„Pandemie beenden“

Johns-Hopkins-Experte will „alles öffnen“

Ausland
12.02.2022 20:00

Der bekannte deutsch-amerikanische Politikwissenschaftler Yascha Mounk galt lange Zeit als vehementer Befürworter der Corona-Maßnahmen und trat etwa für die Kontaktbeschränkungen ein. Die Dinge hätten sich in der Zwischenzeit aber geändert, erklärte Mounk via Twitter. Es sei nun an der Zeit, alles zu öffnen und mit dem Virus leben zu lernen, es lasse sich schließlich nicht „besiegen“. Wenig Verständnis für den Appell zeigten hingegen diverse Fachexperten.

In seinem aktuellen Beitrag für die US-amerikanische Zeitschrift „The Atlantic“ meint Mounk, dass es gerechtfertigt gewesen sei, die tiefgreifenden Maßnahmen zur Eindämmung der Pandemie zu ergreifen. Nur so hätte man Leben retten und das Gesundheitssystem vor einem Zusammenbruch bewahren können.

Mittlerweile habe man aber „endlich die Mittel, um mit dem Coronavirus zu leben“, strich er die bereits zugelassenen Impfstoffe und Corona-Medikamente hervor. Es bestünde nun die Gefahr, dass der Status quo über Gebühr hinaus verlängert würde, weshalb er dafür plädiert, „alles zu öffnen“.

Zweck der Maßnahmen sollte hinterfragt werden
Bereits erfolgte Lockerungsschritte sind ihm dabei viel zu wenig. Man lasse schließlich außer Acht, wie stark sich die Maßnahmen zur Eindämmung des Virus immer noch auf das tägliche Leben auswirken. Viele Menschen würden sich sogar weiterhin, verständlicherweise, über die gesetzlichen Vorgaben hinaus vor dem Virus schützen, so der Politikwissenschaftler an der Johns-Hopkins-Universität. Keines dieser Opfer sei an sich übermäßig belastend, in Summe aber entstünde dabei ein „tiefes gesellschaftliches Unbehagen“.

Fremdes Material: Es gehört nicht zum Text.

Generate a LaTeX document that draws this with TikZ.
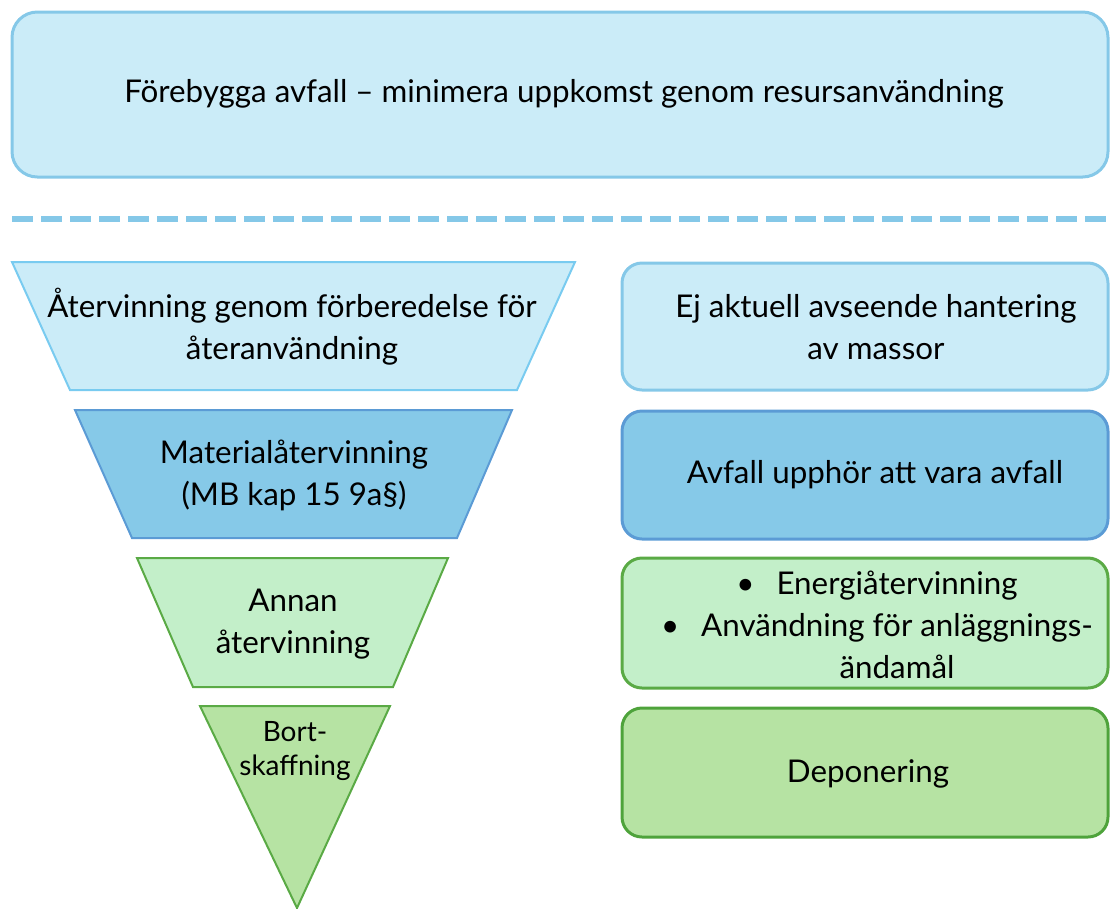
\documentclass[tikz,border=0pt]{standalone}
\usepackage{fontspec}
\setmainfont{Lato}
\usepackage{tikz}
\definecolor{paleblue}{HTML}{CBECF8}
\definecolor{paleblueline}{HTML}{85C8E8}
\definecolor{trapline}{HTML}{79CBF0}
\definecolor{midblue}{HTML}{86C9E8}
\definecolor{midblueline}{HTML}{5B9BD5}
\definecolor{palegreen}{HTML}{C3EFC9}
\definecolor{greenline}{HTML}{5AAA45}
\definecolor{midgreen}{HTML}{B6E3A3}
\definecolor{midgreenline}{HTML}{4EA33B}

\tikzset{
  pxgrid/.style={x=0.75pt, y=-0.75pt},
  topblock/.style={fill=paleblue, draw=paleblueline, line width=2.25pt, rounded corners=19pt},
  sideblock/.style={line width=2.25pt, rounded corners=15pt},
  funnel/.style={line width=1.5pt, line join=miter},
  lbl/.style={font=\fontsize{23.5}{31.5}\selectfont, align=center, inner sep=0pt},
  smalllbl/.style={font=\fontsize{21}{25}\selectfont, align=center, inner sep=0pt},
}
\newcommand{\bulletgap}{\textbullet\hspace{0.7em}}

\begin{document}
\begin{tikzpicture}[pxgrid]
		\useasboundingbox (0,0) rectangle (1110,908);

		% prevention on top
		\filldraw[topblock] (12,12) rectangle (1108,177);
		\node[lbl] (prevent) at (564,94) {Förebygga avfall – minimera uppkomst genom resursanvändning};

		\coordinate (sepL) at (12,219);
		\coordinate (sepR) at (1110,219);
		\draw[paleblueline, line width=4.5pt, dash pattern=on 15.75pt off 6pt] (sepL) -- (sepR);

		% the funnel
		\filldraw[funnel, fill=paleblue, draw=trapline] (12,262) -- (575,262) -- (517,390) -- (70,390) -- cycle;
		\node[lbl] (reuse) at (292,327) {Återvinning genom förberedelse för\\återanvändning};

		\filldraw[funnel, fill=midblue, draw=midblueline] (75,410) -- (512,410) -- (457,538) -- (132,538) -- cycle;
		\node[lbl] (material) at (294,475) {Materialåtervinning\\(MB kap 15 9a§)};

		\filldraw[funnel, fill=palegreen, draw=greenline] (137,558) -- (448,558) -- (393,687) -- (193,687) -- cycle;
		\node[lbl] (other) at (293,624) {Annan\\återvinning};

		\filldraw[funnel, fill=midgreen, draw=greenline] (200,706) -- (390,706) -- (297,908) -- cycle;
		\node[smalllbl] (disposal) at (295,751) {Bort-\\skaffning};

		% boxes on the right
		\filldraw[sideblock, fill=paleblue, draw=paleblueline] (622,263) rectangle (1108,390);
		\node[lbl] (notrel) at (876,327) {Ej aktuell avseende hantering\\av massor};

		\filldraw[sideblock, fill=midblue, draw=midblueline] (622,411) rectangle (1108,539);
		\node[lbl] (endwaste) at (875,475) {Avfall upphör att vara avfall};

		\filldraw[sideblock, fill=palegreen, draw=greenline] (622,558) rectangle (1108,688);
		\node[lbl] (energy) at (877,625) {\bulletgap Energiåtervinning\\
			\bulletgap Användning för anläggnings-\\
			\phantom{\bulletgap}ändamål};

		\filldraw[sideblock, fill=midgreen, draw=midgreenline] (622,708) rectangle (1108,837);
		\node[lbl] (landfill) at (868,774) {Deponering};
	\end{tikzpicture}
\end{document}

Umso wichtiger sei es, nun einen klaren Endpunkt für die Pandemie festzulegen und dabei auch zu hinterfragen, welchem Zweck die Maßnahmen noch dienen. Es sei mittlerweile Konsens, dass man das Virus nicht „besiegen“ könne - „Covid-Null ist nicht erreichbar“, so Mounk. Die Beschränkungen seien zum aktuellen Zeitpunkt daher „unnötig geworden“, wenngleich er betonte, dass sich die Lage aufgrund möglicher neuer Virusvarianten schnell wieder ändern könnte.

„Schlimmeres Heilmittel als die Krankheit“
Auch die Situation der nach wie vor zahlreichen Ungeimpften spricht er an. Diese würden das Risiko ganz bewusst eingehen - es sei daher gesellschaftlich nicht akzeptabel, „unser Leben auf unbestimmte Zeit auf Eis zu legen, nur weil andere beschlossen haben, ihr Leben zu riskieren“. Das Virus werde wahrscheinlich noch jahrelang zu schwerem Leid führen, meint er weiter, die so lange andauernde Eindämmung der Pandemie könne sich jedoch zu einem „schlimmeren Heilmittel als die Krankheit“ erweisen.

Fachexperten widersprechen vehement
Mounk findet in der Welt der Wissenschaft mit seinem Appell jedoch nicht unbedingt Anklang. Es handle sich nach wie vor um eine Krankheit, die ansteckender und schwerer ist als die Grippe, erklärte etwa die Professorin am University College in London, Christina Pagel. Auch wenn wir es so wollen würden, „die Welt vor 2020 gibt es nicht mehr“, fällt ihre Einschätzung weit weniger optimistisch aus.

Ebenfalls kritisieren Experten, dass Mounk dabei sowohl die mangelnden Schutzmöglichkeiten für alle jene in Kauf nimmt, die sich nicht impfen lassen können (etwa Kinder oder immunsuppressive Menschen, Anm.) und damit auf eine gesamtgesellschaftliche Anstrengung angewiesen sind. Auch die oft sehr schwerwiegenden Folgen einer Long-Covid-Erkrankung lässt er in seiner Argumentation aus.